Ward Churchill got away with claiming to be Native American by braiding his hair, wearing sunglasses and being so militant that no one questioned whether he was an American Indian or an American Imposter until he had tenure and a nationwide speaking tour denouncing the “white man’s crimes” against his people.
The white aborigine faces a more uphill battle against common sense as it’s rather hard not to notice what he is or rather what he isn’t. This forced the Australian left to play the old game of the emperor isn’t really naked if no one talks about it. Everyone knows that many of the beneficiaries of aboriginal affirmative action are white people with European names. And no one is supposed to notice that or comment on it.
Andrew Bolt did notice and wrote several columns, adding a few photos of the melanin-challenged tribesmen. It was a sore point for the Australian left which has made Aboriginal rights a centerpiece of its identity, and whose “Ward Churchills” benefit from the academic and cultural prizes granted to them by a guilty Australia.
It is still legal in the United States to point out that the emperor isn’t wearing any pants– but throughout much of the world it’s a federal case.
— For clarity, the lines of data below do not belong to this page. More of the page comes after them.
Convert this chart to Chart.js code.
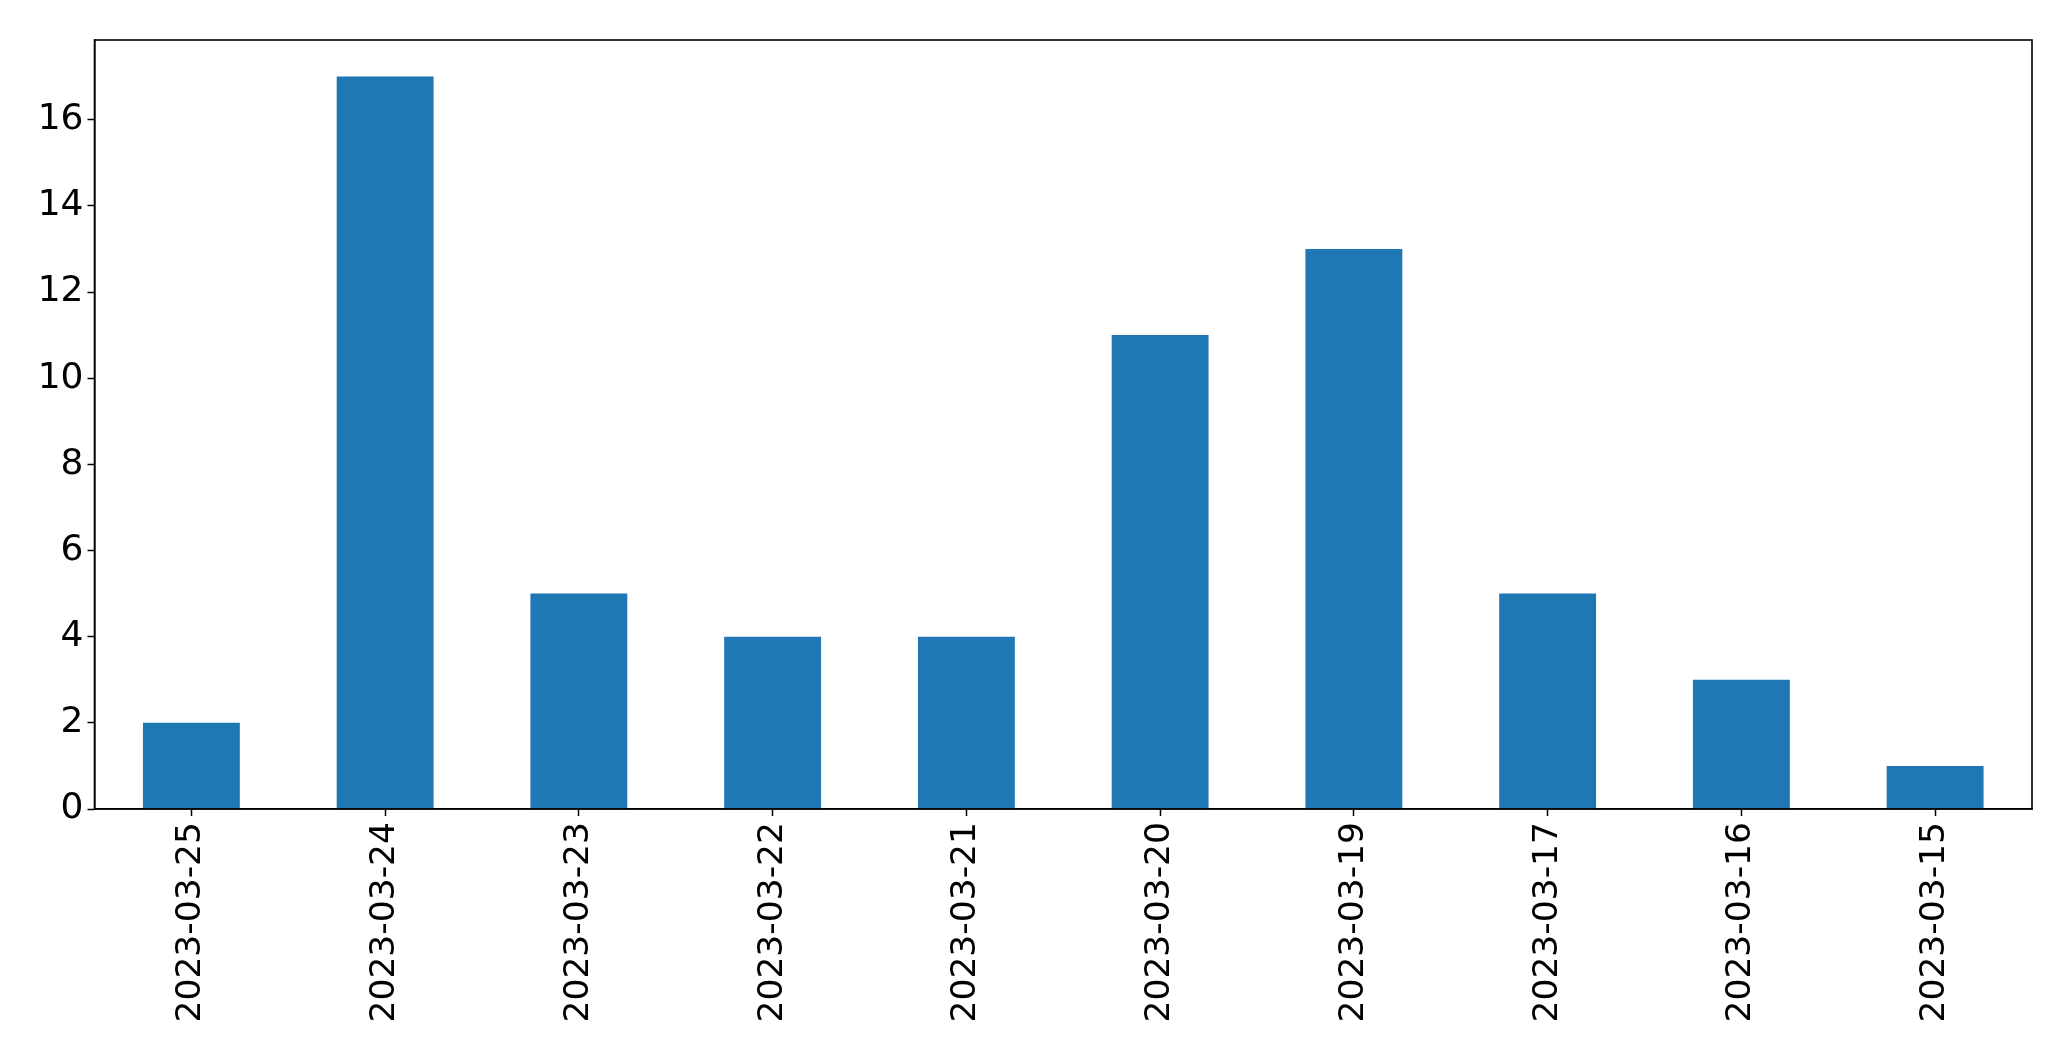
<!DOCTYPE html>
<html>
<head>
<meta charset="utf-8">
<script src="https://cdn.jsdelivr.net/npm/chart.js@4/dist/chart.umd.min.js"></script>
<style>
html,body{margin:0;padding:0;background:#fff;overflow:hidden;}
#c{display:block;}
</style>
</head>
<body>
<canvas id="c" width="2071" height="1061"></canvas>
<script>
const categories = ["2023-03-25","2023-03-24","2023-03-23","2023-03-22","2023-03-21","2023-03-20","2023-03-19","2023-03-17","2023-03-16","2023-03-15"];
const counts = [2,17,5,4,4,11,13,5,3,1];
const yMax = 17.85;
const yStep = 2;

const frame = {
  id: 'frame',
  afterDraw(chart) {
    const a = chart.chartArea, ctx = chart.ctx;
    ctx.save();
    ctx.strokeStyle = '#000';
    ctx.lineWidth = 1.6;
    ctx.strokeRect(a.left, a.top, a.right - a.left, a.bottom - a.top);
    ctx.restore();
  }
};

new Chart(document.getElementById('c'), {
  type: 'bar',
  data: {
    labels: categories,
    datasets: [{
      data: counts,
      backgroundColor: '#1f77b4',
      borderWidth: 0,
      categoryPercentage: 1.0,
      barPercentage: 0.5
    }]
  },
  options: {
    responsive: false,
    animation: false,
    devicePixelRatio: 1,
    layout: { padding: { top: 40, right: 39, left: 0, bottom: 0 } },
    plugins: { legend: { display: false }, tooltip: { enabled: false } },
    scales: {
      x: {
        offset: true,
        grid: { display: true, offset: false, drawOnChartArea: false, drawTicks: true, tickLength: 7, tickColor: '#000', tickWidth: 1.5 },
        border: { display: true, color: '#000', width: 1.6 },
        ticks: {
          color: '#000',
          font: { family: 'DejaVu Sans', size: 34.5 },
          maxRotation: 90, minRotation: 90,
          padding: 6,
          autoSkip: false
        },
        afterFit(s) { s.height = 252; }
      },
      y: {
        min: 0, max: yMax,
        grid: { display: true, drawOnChartArea: false, drawTicks: true, tickLength: 7, tickColor: '#000', tickWidth: 1.5 },
        border: { display: true, color: '#000', width: 1.6 },
        ticks: {
          stepSize: yStep,
          includeBounds: false,
          color: '#000',
          font: { family: 'DejaVu Sans', size: 36 },
          padding: 4
        },
        afterFit(s) { s.width = 94.5; }
      }
    }
  },
  plugins: [frame]
});
</script>
</body>
</html>
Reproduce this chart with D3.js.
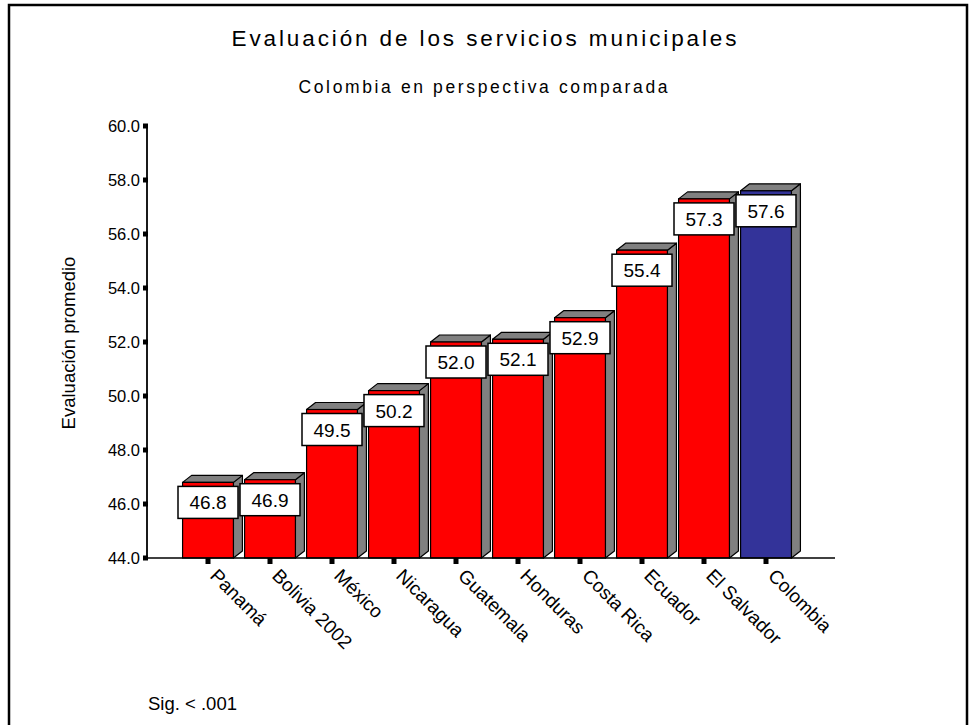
<!DOCTYPE html>
<html>
<head>
<meta charset="utf-8">
<script src="https://cdn.jsdelivr.net/npm/d3@7"></script>
<style>
html,body{margin:0;padding:0;background:#fff;}
svg{display:block;}
text{font-family:"Liberation Sans",Arial,sans-serif;fill:#000;}
</style>
</head>
<body>
<svg id="chart" width="971" height="725"></svg>
<script>
const categories = ["Panamá","Bolivia 2002","México","Nicaragua","Guatemala","Honduras","Costa Rica","Ecuador","El Salvador","Colombia"];
const values = [46.8,46.9,49.5,50.2,52.0,52.1,52.9,55.4,57.3,57.6];
const highlight = ["Colombia"];
const yTicks = [44,46,48,50,52,54,56,58,60];
const titleText = "Evaluación de los servicios municipales";
const subtitleText = "Colombia en perspectiva comparada";
const yLabel = "Evaluación promedio";
const noteText = "Sig. < .001";

const svg = d3.select("#chart");
// frame
svg.append("path").attr("d","M9,730 L9,5 L967,5 L967,730").attr("fill","none").attr("stroke","#000").attr("stroke-width",2.5);

const x = d3.scaleBand().domain(categories).range([177,797]).paddingInner(0.18).paddingOuter(0.09);
const y = d3.scaleLinear().domain([44,60]).range([558,126]);
const dx = 9, dy = -7;

// title
svg.append("text").attr("x",484).attr("y",46).attr("text-anchor","middle")
  .attr("font-size",22.5).attr("textLength",505).attr("lengthAdjust","spacing").text(titleText);
svg.append("text").attr("x",483).attr("y",93).attr("text-anchor","middle")
  .attr("font-size",17.5).attr("textLength",369).attr("lengthAdjust","spacing").text(subtitleText);

// bars
const g = svg.append("g");
categories.forEach((c,i)=>{
  const v = values[i];
  const x0 = x(c), w = x.bandwidth(), yt = y(v), yb = y(44);
  const col = highlight.includes(c) ? "#333399" : "#ff0000";
  g.append("polygon").attr("points",[[x0+w,yt],[x0+w+dx,yt+dy],[x0+w+dx,yb+dy],[x0+w,yb]].map(p=>p.join(",")).join(" "))
    .attr("fill","#808080").attr("stroke","#000").attr("stroke-width",1.2).attr("stroke-linejoin","round");
  g.append("polygon").attr("points",[[x0,yt],[x0+dx,yt+dy],[x0+w+dx,yt+dy],[x0+w,yt]].map(p=>p.join(",")).join(" "))
    .attr("fill","#808080").attr("stroke","#000").attr("stroke-width",1.2).attr("stroke-linejoin","round");
  g.append("rect").attr("x",x0).attr("y",yt).attr("width",w).attr("height",yb-yt)
    .attr("fill",col).attr("stroke","#000").attr("stroke-width",1.2);
});

// axes
svg.append("line").attr("x1",147).attr("x2",835).attr("y1",558).attr("y2",558).attr("stroke","#000").attr("stroke-width",1.5);
svg.append("line").attr("x1",147).attr("x2",147).attr("y1",125).attr("y2",559).attr("stroke","#000").attr("stroke-width",1.8);

yTicks.forEach(t=>{
  svg.append("rect").attr("x",143).attr("y",y(t)-2.5).attr("width",5).attr("height",5).attr("fill","#000");
  svg.append("text").attr("x",140).attr("y",y(t)+6).attr("text-anchor","end").attr("font-size",16.5).text(d3.format(".1f")(t));
});

categories.forEach(c=>{
  const cx = x(c)+x.bandwidth()/2;
  svg.append("rect").attr("x",cx-2.5).attr("y",558).attr("width",5).attr("height",6).attr("fill","#000");
  svg.append("text").attr("transform",`translate(${cx+1},577) rotate(45)`).attr("font-size",19).text(c);
});

// value labels
categories.forEach((c,i)=>{
  const cx = x(c)+x.bandwidth()/2, yt = y(values[i]);
  svg.append("rect").attr("x",cx-30).attr("y",yt+4).attr("width",60).attr("height",32)
    .attr("fill","#fff").attr("stroke","#000").attr("stroke-width",1.5);
  svg.append("text").attr("x",cx).attr("y",yt+27).attr("text-anchor","middle").attr("font-size",19).text(d3.format(".1f")(values[i]));
});

// y label
svg.append("text").attr("transform","translate(75,343) rotate(-90)").attr("text-anchor","middle").attr("font-size",18.5).text(yLabel);
// note
svg.append("text").attr("x",148).attr("y",710).attr("font-size",18.5).text(noteText);
</script>
</body>
</html>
In Australia that was literally so as several of the white aborigines took Bolt to Federal Court.
According to the court decision all the white aborigines had to do to win was prove that Bolt had “insulted, humiliated and offended” them and that it was done “because of the race, color or ethnic origin of fair-skinned Aboriginal people.” Or in this case the lack thereof. Since the whole point of the articles was that the white aborigines were not actual aborigines, it was a slam dunk decision against free speech and for criminalizing common sense.
The right to free speech and a free press was held to be less important than the self-esteem of a group of people who would merit howls of ridicule in any rational society. The Federal Court had not only ruled that you could not point out that a white man is not a black man, but it had also created an entirely new protected group—white men who claim to be black men.
“The members of the group referred to are fair skinned Aboriginal persons who, by a combination of descent, self-identification and communal recognition are, and are recognized as, Aboriginal persons.”